4.2.9 Employment policies for the cultural sector
According to data compiled by the Working Group on Cultural Statistics (ARKStat) about 815 000 persons were employed in German cultural industries in 2003 (based on EU definitions). Almost one quarter of those (197 000) were self-employed (the trend is rising), whereas the average share of self-employed persons in general employment in Germany amounts to around 10 %. In addition, 150 000 persons were employed in culture-related occupations outside of the cultural sector in production, trade, and private or public services. A total of 965 000 employed persons accounted for a share of 2.7 % of the total work force in Germany (36.2 million), which is comparable to the employment potential of the agricultural sector (895 000 persons). This share places Germany in the medium range in a European comparison, between France, Italy or Spain (ranging form 2.0 to 2.2 %) and the UK, the Netherlands and the Nordic countries, which range from 3.0 to 3.5 %.

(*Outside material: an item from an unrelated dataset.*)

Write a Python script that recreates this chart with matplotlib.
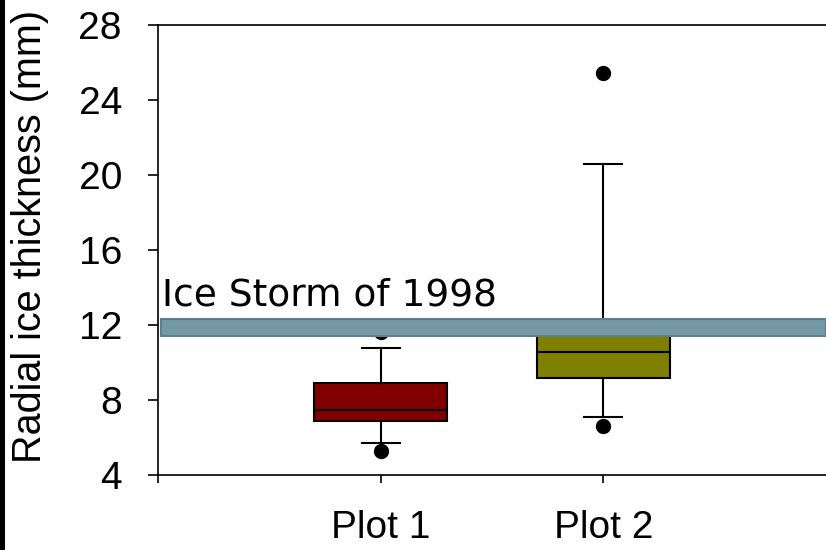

Out of a total of 815 000 persons employed in 2003, 618 000 (= 75.8 %) were employees; more than 70 % (444 000 persons) of these were liable to social security deductions – this trend is decreasing. The remaining 174 000 persons were employed in mini-jobs, part-time or project-related contracts – this trend is rising. While the cultural sector showed an above-average economic dynamic during the mid-1990s (with a 5-year increase of more than 20 % as compared to a general growth in employment of 2 %), it slowed down between 1999 and 2004 to a rate of 7.2 %, which is clearly below the top results of the past decade. However, compared to a decrease in general employment of 2 % during the same period, this is still a remarkable development. For more statistical information see M. Söndermann: "Beschäftigung im Kultursektor in Deutschland 2003/2004. Ergebnisse aus der Kulturstatistik"; Jahrbuch für Kulturpolitik 2005, 459–477; "Der Kultursektor als Beschäftigungs - und Wirtschaftsfaktor in Europa"; Jahrbuch für Kulturpolitik 2007, 387–406. Internet: http://www.kulturstatistik.de.

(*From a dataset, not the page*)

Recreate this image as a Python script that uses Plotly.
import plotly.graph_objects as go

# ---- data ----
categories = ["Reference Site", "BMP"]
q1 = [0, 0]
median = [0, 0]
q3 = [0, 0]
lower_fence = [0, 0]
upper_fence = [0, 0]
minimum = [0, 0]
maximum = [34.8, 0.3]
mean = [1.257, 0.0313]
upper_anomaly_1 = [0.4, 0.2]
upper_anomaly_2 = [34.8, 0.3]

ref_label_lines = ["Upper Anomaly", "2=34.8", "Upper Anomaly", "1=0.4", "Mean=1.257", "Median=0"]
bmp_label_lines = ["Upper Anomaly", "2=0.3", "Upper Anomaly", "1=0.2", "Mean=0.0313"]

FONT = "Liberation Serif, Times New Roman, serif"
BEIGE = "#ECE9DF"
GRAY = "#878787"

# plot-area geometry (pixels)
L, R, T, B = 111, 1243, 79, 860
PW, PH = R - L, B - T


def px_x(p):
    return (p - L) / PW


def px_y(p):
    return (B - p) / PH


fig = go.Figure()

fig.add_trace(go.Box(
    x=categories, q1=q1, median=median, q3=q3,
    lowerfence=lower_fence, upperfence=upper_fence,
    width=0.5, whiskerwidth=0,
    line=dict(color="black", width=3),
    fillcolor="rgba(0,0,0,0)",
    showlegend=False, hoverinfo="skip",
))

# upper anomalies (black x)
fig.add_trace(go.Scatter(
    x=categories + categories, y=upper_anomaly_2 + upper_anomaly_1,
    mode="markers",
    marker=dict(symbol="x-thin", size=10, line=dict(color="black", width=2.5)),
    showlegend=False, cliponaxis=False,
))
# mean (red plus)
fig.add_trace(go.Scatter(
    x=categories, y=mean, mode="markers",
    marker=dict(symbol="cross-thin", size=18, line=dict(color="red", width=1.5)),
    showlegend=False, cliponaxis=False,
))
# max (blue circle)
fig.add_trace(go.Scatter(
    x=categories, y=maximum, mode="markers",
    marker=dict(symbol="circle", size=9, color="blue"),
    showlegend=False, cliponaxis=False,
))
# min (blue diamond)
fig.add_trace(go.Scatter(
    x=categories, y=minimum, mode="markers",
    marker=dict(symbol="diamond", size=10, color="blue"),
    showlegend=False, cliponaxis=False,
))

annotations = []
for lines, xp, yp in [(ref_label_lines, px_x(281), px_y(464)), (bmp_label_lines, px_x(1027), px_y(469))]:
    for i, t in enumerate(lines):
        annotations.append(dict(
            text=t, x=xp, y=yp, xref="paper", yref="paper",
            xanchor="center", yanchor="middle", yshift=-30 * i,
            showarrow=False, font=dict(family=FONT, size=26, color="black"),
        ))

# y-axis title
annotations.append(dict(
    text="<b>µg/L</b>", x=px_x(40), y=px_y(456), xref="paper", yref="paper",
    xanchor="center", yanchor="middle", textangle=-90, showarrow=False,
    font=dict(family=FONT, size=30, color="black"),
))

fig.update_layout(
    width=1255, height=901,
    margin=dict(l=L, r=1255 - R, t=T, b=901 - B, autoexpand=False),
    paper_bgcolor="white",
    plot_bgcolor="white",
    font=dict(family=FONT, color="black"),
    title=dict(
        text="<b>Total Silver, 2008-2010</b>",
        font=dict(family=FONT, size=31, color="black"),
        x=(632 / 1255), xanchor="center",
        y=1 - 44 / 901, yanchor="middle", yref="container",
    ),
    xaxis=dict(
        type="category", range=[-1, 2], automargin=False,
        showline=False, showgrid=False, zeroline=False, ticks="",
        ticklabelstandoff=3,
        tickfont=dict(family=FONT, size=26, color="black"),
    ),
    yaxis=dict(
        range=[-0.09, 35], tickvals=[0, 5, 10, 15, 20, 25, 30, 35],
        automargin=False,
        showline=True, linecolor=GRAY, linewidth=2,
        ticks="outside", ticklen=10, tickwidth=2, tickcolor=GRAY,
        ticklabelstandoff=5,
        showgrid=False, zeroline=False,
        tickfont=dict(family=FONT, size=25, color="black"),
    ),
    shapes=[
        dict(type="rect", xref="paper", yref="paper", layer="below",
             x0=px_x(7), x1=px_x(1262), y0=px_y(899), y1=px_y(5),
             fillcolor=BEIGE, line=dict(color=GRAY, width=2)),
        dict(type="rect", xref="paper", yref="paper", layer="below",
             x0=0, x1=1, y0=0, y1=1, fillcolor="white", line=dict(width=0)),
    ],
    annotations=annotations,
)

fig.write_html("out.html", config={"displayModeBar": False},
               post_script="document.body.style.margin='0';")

The extent to which the cultural sector figures in labour market policy has been the subject of discussion for many years. Thus far, however, this discussion has had no sustained practical impact. While ideas and suggestions have been floated and small-scale programmes implemented at the Land level to generate employment in the cultural sector (such as the funding of centres for culture industry business start-ups in North Rhine-Westphalia), no national cultural policy strategy has been developed.

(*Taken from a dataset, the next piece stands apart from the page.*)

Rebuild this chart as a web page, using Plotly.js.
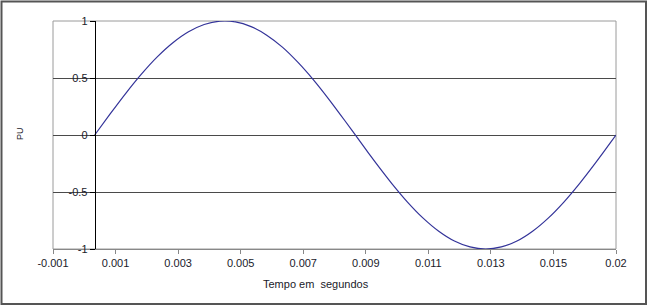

The new Bundesländer, but also some structurally weak regions in the west part of Germany, have repeatedly attracted EU funds to support employment in the cultural sector. These funds have been used to support, for example, the development of municipal cultural planning (in Brandenburg) or the training of cultural managers in the rural districts of Lower Saxony, co-financed by the Land and the Federal Agency of Labour.
Indirect employment effects for the cultural sector are also generated through other EU Structural Funds. The European Agricultural Guidance and Guarantee Fund (EAGGF) is often used to finance the restoration of protected monuments like castles and churches or for the protection and restoration of cultural heritage in the context of rural development. The Land Brandenburg derived funding from the European Programme for Regional Development (EFRE) to create a municipal investment programme for culture. In North-Rhine-Westphalia, the Ruhrgebiet has benefited the most from the Structural Funds, e. g. to develop the Zeche Zollverein in Essen, which is on the UNESCO list of World Cultural Heritage.
Therefore employment measures in some of the Bundesländer are at least indirectly supported via the Structural Funds of the EU as well as from economic and investment support programmes of the Länder and the Federal Government (e. g. the Investment Support Law), which are increasingly being opened up to the culture sector.